- _STATED PROBLEM_: For the material that follows, list every line containing the word "chart".

- _DATA SEGMENT_:
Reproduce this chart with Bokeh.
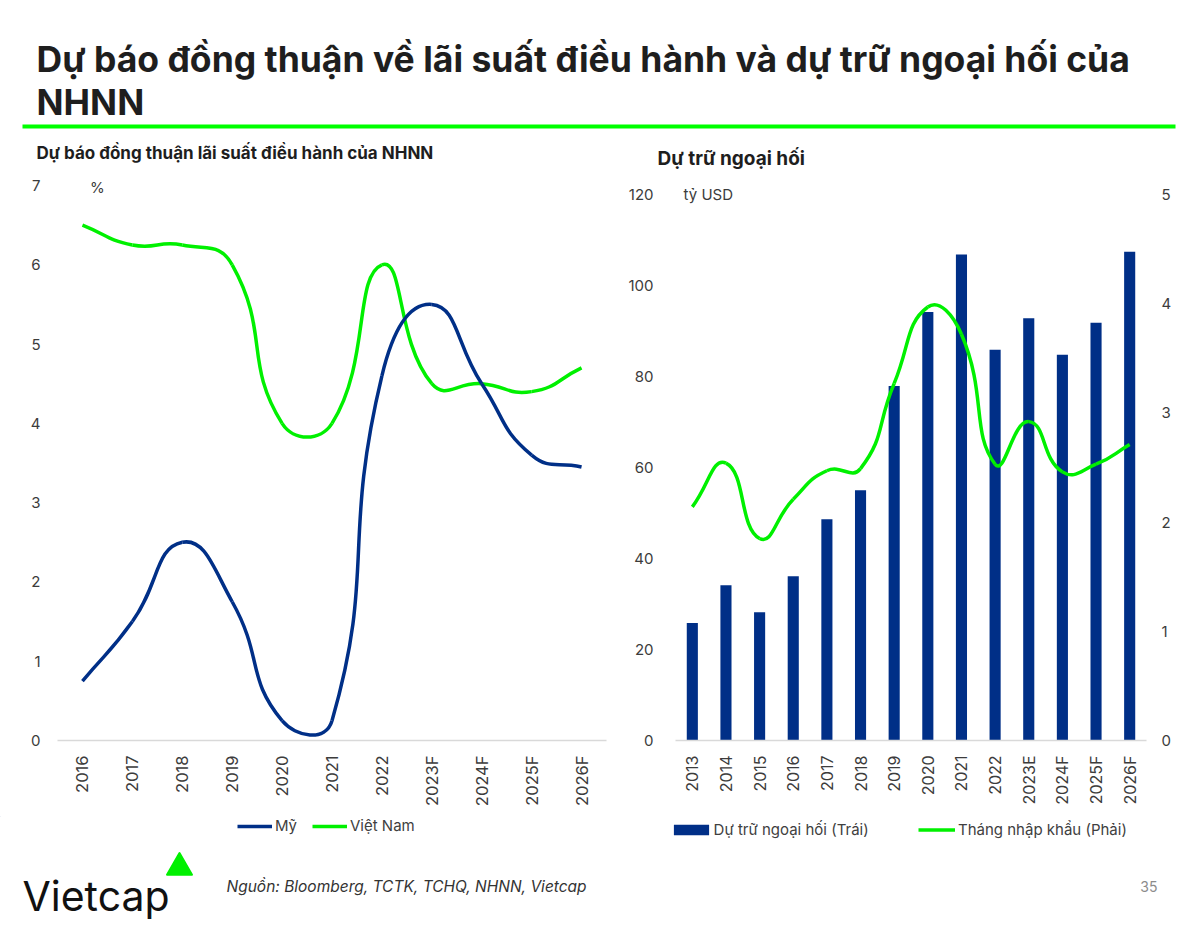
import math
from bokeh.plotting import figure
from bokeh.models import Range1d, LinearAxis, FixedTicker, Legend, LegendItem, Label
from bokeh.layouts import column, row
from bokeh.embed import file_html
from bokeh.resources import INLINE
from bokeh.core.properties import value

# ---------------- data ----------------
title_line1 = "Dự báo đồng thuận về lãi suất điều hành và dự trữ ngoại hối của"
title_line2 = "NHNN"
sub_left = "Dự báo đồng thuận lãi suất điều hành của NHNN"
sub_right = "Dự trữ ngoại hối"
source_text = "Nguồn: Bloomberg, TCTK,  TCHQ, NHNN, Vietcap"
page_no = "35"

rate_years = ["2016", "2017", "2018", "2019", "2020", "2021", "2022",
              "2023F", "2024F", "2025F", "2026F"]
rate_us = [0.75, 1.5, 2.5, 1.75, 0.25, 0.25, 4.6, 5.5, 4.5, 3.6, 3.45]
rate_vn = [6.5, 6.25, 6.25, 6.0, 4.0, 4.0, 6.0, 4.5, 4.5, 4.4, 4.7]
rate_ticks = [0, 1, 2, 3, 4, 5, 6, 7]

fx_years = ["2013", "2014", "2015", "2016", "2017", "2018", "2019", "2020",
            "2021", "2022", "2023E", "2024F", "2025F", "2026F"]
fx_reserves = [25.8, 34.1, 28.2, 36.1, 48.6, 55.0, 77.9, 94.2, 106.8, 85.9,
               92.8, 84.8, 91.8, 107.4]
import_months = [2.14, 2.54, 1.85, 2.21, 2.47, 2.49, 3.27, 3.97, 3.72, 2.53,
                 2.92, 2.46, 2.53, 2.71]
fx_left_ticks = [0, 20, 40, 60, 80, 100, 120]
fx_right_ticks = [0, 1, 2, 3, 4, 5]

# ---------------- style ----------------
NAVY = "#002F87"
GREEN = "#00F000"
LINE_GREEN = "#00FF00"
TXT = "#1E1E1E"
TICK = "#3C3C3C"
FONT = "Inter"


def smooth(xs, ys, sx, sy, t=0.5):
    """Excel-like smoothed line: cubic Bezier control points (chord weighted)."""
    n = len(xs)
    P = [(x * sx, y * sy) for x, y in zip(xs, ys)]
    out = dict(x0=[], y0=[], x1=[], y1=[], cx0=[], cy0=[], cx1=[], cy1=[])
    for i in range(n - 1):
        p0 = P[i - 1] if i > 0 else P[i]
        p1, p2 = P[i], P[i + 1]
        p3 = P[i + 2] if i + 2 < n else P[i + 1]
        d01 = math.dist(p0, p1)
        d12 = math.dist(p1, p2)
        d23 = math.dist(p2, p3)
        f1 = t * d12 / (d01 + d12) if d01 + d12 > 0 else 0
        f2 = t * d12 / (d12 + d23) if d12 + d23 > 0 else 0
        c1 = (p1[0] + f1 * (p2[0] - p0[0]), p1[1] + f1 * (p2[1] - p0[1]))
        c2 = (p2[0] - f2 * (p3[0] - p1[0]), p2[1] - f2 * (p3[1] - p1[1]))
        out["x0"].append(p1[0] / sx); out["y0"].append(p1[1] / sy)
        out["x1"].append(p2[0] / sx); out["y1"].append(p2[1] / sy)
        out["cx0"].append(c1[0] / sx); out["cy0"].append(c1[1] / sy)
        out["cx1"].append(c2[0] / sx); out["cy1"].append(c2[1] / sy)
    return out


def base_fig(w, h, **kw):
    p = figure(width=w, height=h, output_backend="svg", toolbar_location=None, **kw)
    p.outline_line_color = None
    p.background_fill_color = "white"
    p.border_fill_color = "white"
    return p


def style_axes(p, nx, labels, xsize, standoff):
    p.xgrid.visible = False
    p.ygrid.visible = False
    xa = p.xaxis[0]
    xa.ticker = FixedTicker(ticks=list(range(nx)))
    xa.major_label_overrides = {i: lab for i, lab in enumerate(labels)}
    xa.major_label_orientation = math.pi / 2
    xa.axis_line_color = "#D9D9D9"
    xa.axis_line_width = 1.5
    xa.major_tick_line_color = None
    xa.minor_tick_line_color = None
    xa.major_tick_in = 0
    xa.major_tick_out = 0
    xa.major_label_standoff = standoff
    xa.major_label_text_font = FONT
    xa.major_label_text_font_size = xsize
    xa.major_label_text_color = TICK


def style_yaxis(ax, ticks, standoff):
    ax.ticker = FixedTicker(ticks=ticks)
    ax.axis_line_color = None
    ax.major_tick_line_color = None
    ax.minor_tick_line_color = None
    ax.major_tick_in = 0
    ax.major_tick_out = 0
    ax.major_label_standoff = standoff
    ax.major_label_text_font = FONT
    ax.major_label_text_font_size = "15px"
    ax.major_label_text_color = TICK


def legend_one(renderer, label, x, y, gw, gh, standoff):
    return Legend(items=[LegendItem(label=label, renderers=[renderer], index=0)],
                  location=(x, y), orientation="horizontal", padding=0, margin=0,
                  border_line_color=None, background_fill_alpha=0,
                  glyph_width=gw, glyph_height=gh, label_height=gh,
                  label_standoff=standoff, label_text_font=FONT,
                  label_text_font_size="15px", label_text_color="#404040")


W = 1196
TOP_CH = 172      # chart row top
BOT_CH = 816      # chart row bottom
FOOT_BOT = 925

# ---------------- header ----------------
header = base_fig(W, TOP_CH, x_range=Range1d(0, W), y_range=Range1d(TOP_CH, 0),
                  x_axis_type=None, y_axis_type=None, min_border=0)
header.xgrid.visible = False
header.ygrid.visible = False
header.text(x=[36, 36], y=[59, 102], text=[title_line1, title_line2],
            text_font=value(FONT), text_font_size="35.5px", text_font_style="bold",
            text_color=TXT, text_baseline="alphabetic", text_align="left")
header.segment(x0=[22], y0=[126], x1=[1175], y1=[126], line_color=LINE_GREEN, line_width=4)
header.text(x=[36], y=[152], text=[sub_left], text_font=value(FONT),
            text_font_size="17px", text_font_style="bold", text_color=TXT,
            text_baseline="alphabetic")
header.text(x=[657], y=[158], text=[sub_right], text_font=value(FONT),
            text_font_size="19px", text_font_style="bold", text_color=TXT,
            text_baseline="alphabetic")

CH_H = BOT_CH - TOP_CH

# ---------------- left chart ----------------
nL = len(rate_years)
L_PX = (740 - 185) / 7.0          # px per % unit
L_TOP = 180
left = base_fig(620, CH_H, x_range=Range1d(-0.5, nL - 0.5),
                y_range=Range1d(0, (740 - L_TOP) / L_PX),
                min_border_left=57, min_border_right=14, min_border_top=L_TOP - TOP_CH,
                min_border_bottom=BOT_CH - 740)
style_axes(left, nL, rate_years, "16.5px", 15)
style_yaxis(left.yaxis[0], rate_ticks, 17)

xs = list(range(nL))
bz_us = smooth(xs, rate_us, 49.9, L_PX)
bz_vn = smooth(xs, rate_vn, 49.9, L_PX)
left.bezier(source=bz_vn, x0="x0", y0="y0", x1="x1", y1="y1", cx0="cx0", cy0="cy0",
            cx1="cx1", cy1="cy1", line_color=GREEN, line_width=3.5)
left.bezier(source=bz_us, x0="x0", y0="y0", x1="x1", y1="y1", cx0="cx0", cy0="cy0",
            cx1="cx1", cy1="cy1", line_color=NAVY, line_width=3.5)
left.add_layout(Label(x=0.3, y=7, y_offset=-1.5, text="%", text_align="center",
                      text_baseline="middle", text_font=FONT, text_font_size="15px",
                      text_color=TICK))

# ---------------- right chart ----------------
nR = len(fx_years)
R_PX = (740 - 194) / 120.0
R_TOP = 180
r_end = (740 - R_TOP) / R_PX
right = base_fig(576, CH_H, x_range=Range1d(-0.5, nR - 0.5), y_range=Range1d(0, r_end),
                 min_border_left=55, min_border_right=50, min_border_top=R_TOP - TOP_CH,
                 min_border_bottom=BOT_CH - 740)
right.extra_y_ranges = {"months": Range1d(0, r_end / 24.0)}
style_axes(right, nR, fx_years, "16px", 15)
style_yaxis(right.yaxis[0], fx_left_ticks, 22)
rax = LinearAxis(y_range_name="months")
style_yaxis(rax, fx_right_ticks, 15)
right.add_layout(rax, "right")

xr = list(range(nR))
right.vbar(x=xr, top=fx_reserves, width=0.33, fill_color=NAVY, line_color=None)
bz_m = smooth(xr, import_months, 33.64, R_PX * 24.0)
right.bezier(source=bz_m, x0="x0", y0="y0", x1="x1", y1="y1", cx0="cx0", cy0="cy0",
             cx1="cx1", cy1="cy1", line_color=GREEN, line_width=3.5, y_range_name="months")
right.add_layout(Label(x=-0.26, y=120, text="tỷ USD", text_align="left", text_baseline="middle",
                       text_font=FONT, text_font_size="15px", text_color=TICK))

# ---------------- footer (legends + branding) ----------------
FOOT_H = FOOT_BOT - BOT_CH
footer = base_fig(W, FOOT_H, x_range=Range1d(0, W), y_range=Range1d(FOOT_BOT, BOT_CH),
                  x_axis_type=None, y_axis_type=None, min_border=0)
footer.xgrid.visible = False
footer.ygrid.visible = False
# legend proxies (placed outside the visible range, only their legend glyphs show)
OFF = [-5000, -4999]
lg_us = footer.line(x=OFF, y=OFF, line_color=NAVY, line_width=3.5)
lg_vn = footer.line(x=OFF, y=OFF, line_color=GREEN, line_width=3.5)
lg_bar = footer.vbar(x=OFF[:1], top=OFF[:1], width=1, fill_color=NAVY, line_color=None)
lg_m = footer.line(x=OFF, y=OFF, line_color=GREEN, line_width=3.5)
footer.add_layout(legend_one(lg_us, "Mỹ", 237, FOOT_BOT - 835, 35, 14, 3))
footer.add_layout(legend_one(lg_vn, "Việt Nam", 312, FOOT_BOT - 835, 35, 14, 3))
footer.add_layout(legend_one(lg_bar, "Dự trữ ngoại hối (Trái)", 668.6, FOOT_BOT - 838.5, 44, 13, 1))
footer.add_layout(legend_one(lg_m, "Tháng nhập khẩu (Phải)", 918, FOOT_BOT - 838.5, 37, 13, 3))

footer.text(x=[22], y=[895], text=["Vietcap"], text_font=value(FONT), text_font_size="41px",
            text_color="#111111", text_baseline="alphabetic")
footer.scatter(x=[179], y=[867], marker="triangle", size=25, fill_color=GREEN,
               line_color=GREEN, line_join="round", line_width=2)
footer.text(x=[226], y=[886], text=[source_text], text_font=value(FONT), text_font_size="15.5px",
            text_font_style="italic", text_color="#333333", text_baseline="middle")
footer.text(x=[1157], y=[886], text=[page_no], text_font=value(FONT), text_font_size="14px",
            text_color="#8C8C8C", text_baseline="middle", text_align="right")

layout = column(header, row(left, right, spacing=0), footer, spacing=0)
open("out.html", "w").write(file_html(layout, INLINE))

- _RESULT FOR THIS EXERCISE_:
Reproduce this chart with Bokeh.
TOP_CH = 172      # chart row top
BOT_CH = 816      # chart row bottom
# ---------------- left chart ----------------
# ---------------- right chart ----------------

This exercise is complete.